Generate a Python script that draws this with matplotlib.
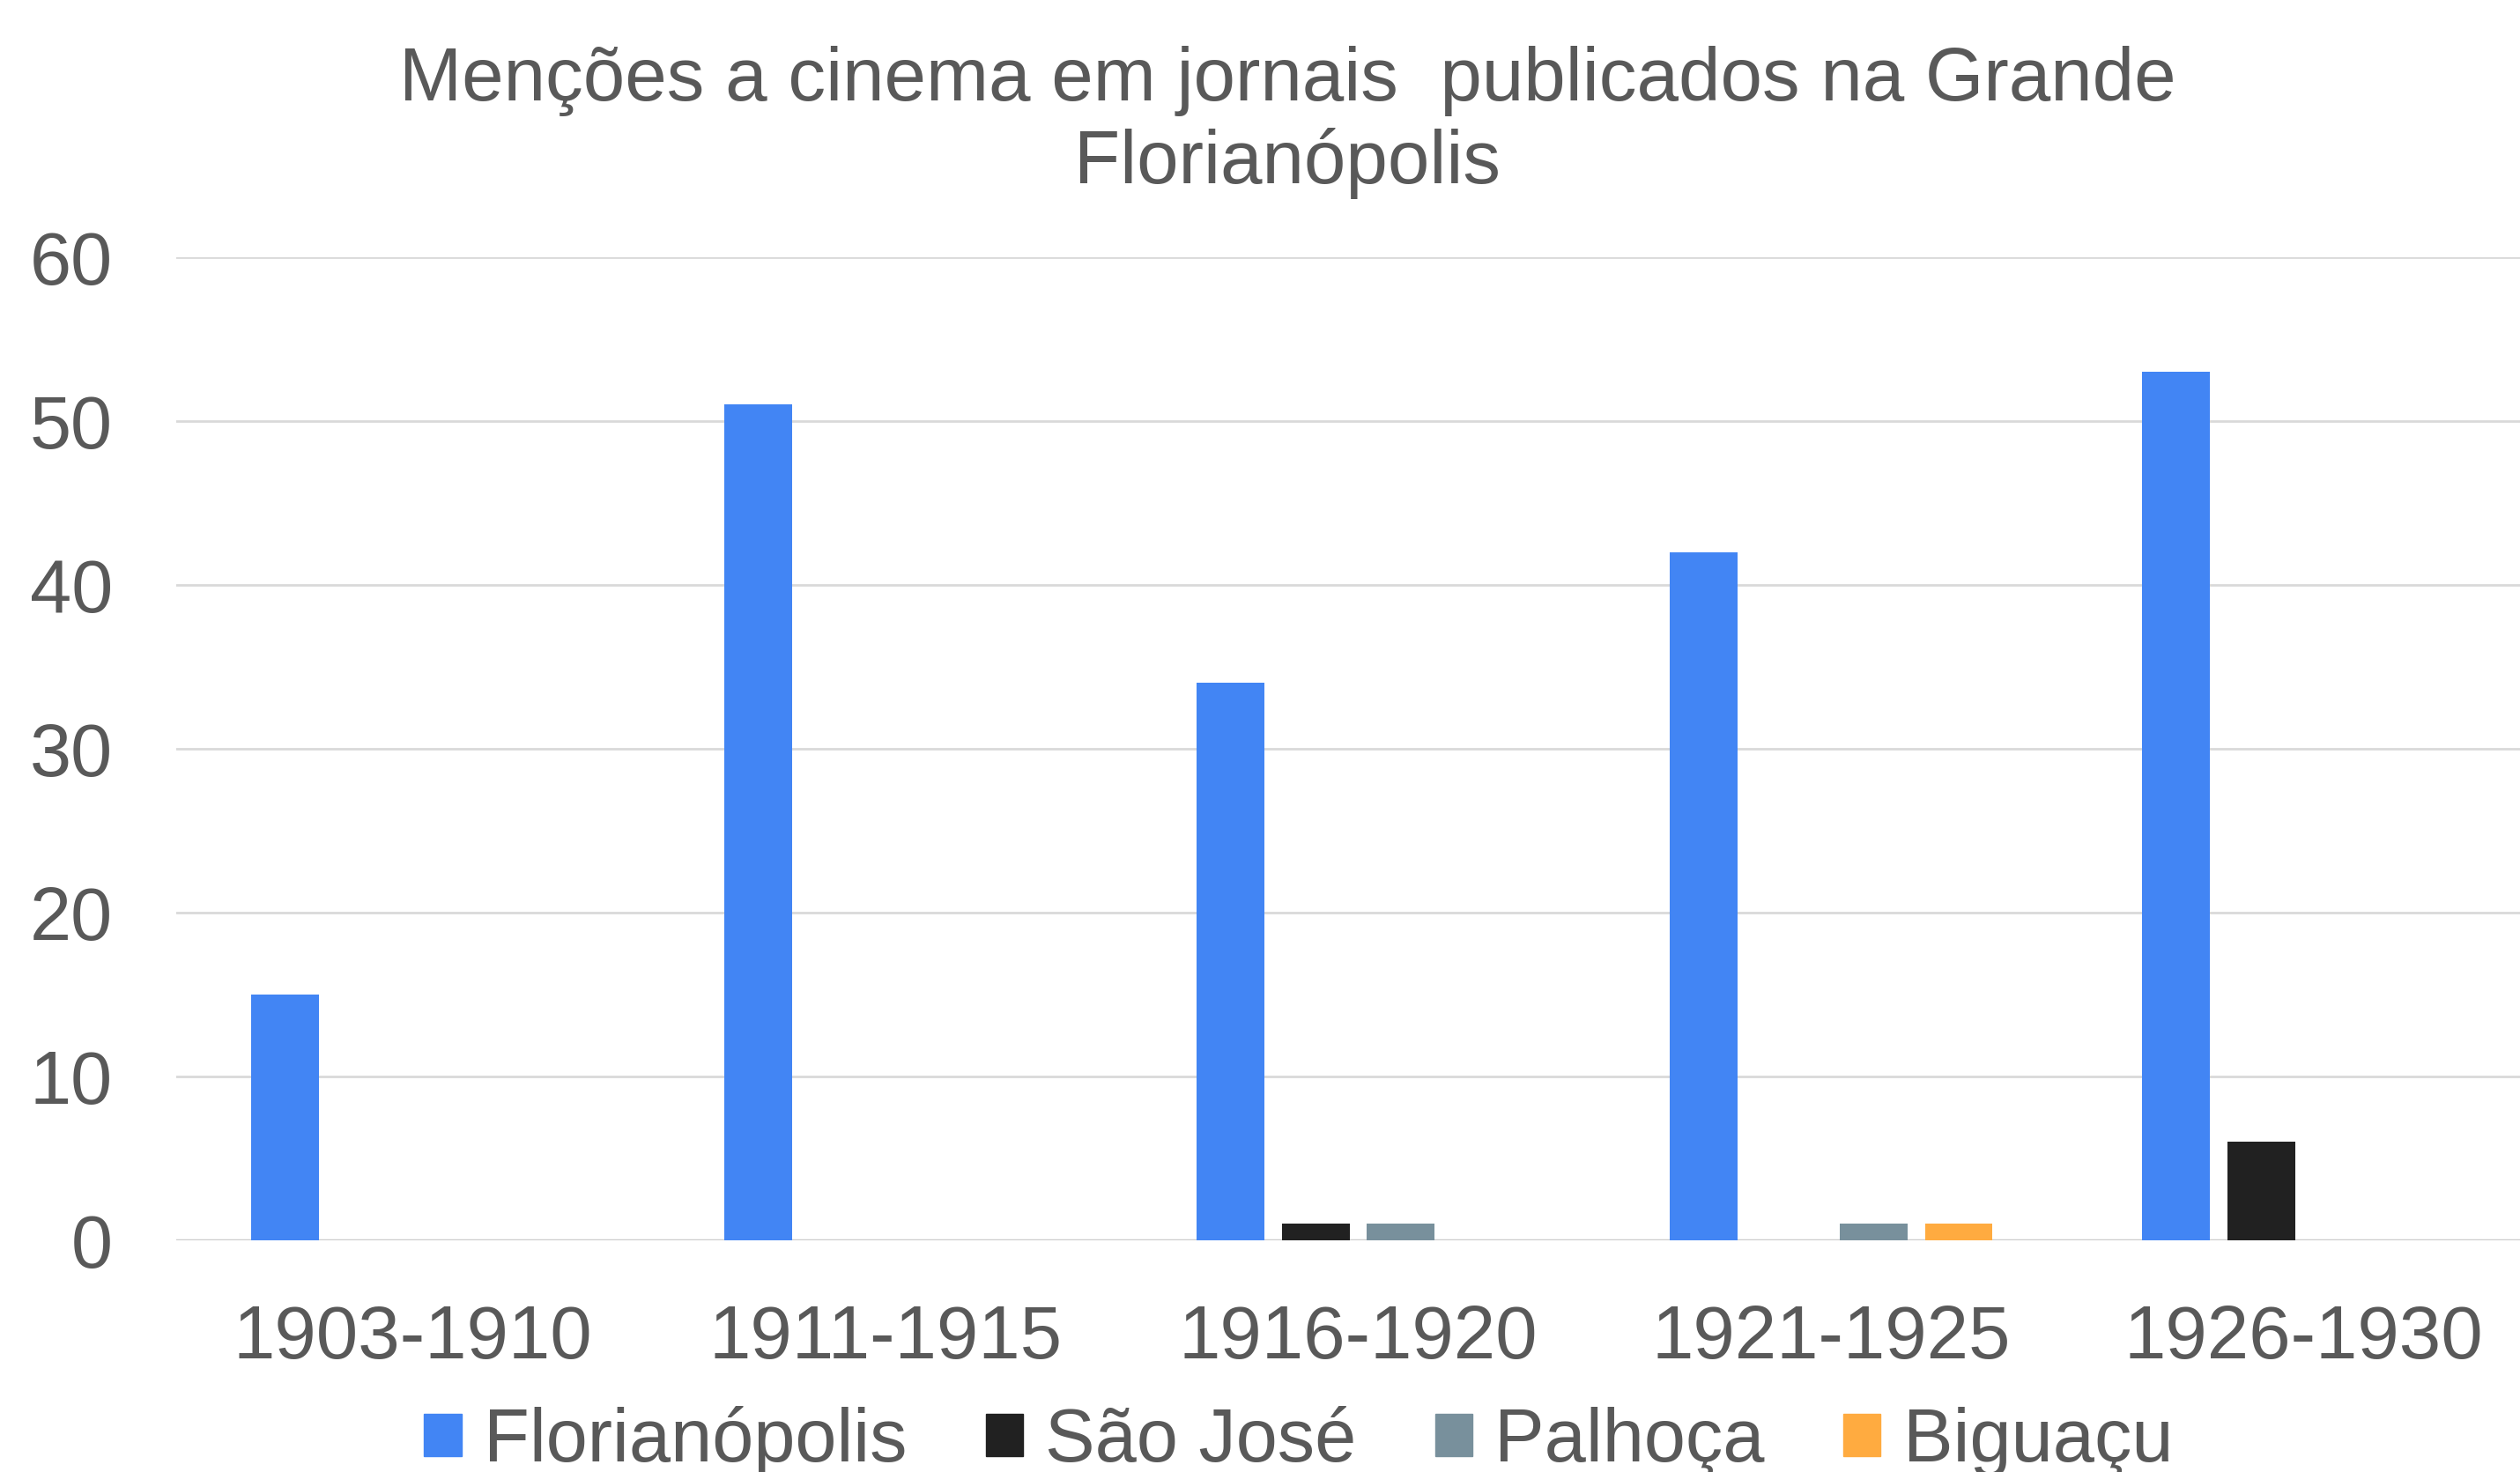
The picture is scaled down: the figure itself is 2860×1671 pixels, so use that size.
import numpy as np
import matplotlib.pyplot as plt
from matplotlib.patches import Rectangle

plt.rcParams['font.family'] = ['Liberation Sans', 'DejaVu Sans']

periods = ['1903-1910', '1911-1915', '1916-1920', '1921-1925', '1926-1930']
series = ['Florianópolis', 'São José', 'Palhoça', 'Biguaçu']
florianopolis = [15, 51, 34, 42, 53]
sao_jose = [0, 0, 1, 0, 6]
palhoca = [0, 0, 1, 1, 0]
biguacu = [0, 0, 0, 1, 0]
colors = ['#4285F4', '#212121', '#78909C', '#FFAB40']
yticks = [0, 10, 20, 30, 40, 50, 60]

text_col = '#595959'

fig = plt.figure(figsize=(28.6, 16.71), dpi=100)
ax = fig.add_axes([0.070, 0.1574, 0.938, 0.668])

x = np.arange(len(periods))
width = 0.143
step = 0.18
for i, (vals, c) in enumerate(zip([florianopolis, sao_jose, palhoca, biguacu], colors)):
    ax.bar(x + (i - 1.5) * step, vals, width, color=c, zorder=3)

ax.set_xlim(-0.5, len(periods) - 0.5)
ax.set_ylim(0, 60)
ax.set_yticks(yticks)
ax.set_xticks(x)
ax.set_xticklabels(periods)
ax.grid(axis='y', color='#d9d9d9', linewidth=2, zorder=0)
ax.axhline(0, color='#cccccc', linewidth=2.5, zorder=2)
for s in ax.spines.values():
    s.set_visible(False)
ax.tick_params(axis='y', length=0, pad=52, labelsize=61, labelcolor=text_col)
ax.tick_params(axis='x', length=0, pad=52, labelsize=61.5, labelcolor=text_col)

fig.text(0.511, 0.917, 'Menções a cinema em jornais  publicados na Grande\nFlorianópolis',
         ha='center', va='center', fontsize=61.5, color=text_col, linespacing=1.21)

handles = [Rectangle((0, 0), 1, 1, color=c) for c in colors]
leg = fig.legend(handles, series, loc='center', bbox_to_anchor=(0.5153, 0.0206),
                 ncol=4, frameon=False, fontsize=61, handlelength=0.5, handleheight=0.5,
                 handletextpad=0.3, columnspacing=1.05, borderaxespad=0)
for t in leg.get_texts():
    t.set_color(text_col)

fig.savefig('out.png', dpi=100)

**Work required:** Repeat the listing above from its first line through the line that contains "ax.bar(x + (i", both included, and nothing more. Drop the pictures.

**Answer to the problem:**
Generate a Python script that draws this with matplotlib.
The picture is scaled down: the figure itself is 2860×1671 pixels, so use that size.
import numpy as np
import matplotlib.pyplot as plt
from matplotlib.patches import Rectangle

plt.rcParams['font.family'] = ['Liberation Sans', 'DejaVu Sans']

periods = ['1903-1910', '1911-1915', '1916-1920', '1921-1925', '1926-1930']
series = ['Florianópolis', 'São José', 'Palhoça', 'Biguaçu']
florianopolis = [15, 51, 34, 42, 53]
sao_jose = [0, 0, 1, 0, 6]
palhoca = [0, 0, 1, 1, 0]
biguacu = [0, 0, 0, 1, 0]
colors = ['#4285F4', '#212121', '#78909C', '#FFAB40']
yticks = [0, 10, 20, 30, 40, 50, 60]

text_col = '#595959'

fig = plt.figure(figsize=(28.6, 16.71), dpi=100)
ax = fig.add_axes([0.070, 0.1574, 0.938, 0.668])

x = np.arange(len(periods))
width = 0.143
step = 0.18
for i, (vals, c) in enumerate(zip([florianopolis, sao_jose, palhoca, biguacu], colors)):
    ax.bar(x + (i - 1.5) * step, vals, width, color=c, zorder=3)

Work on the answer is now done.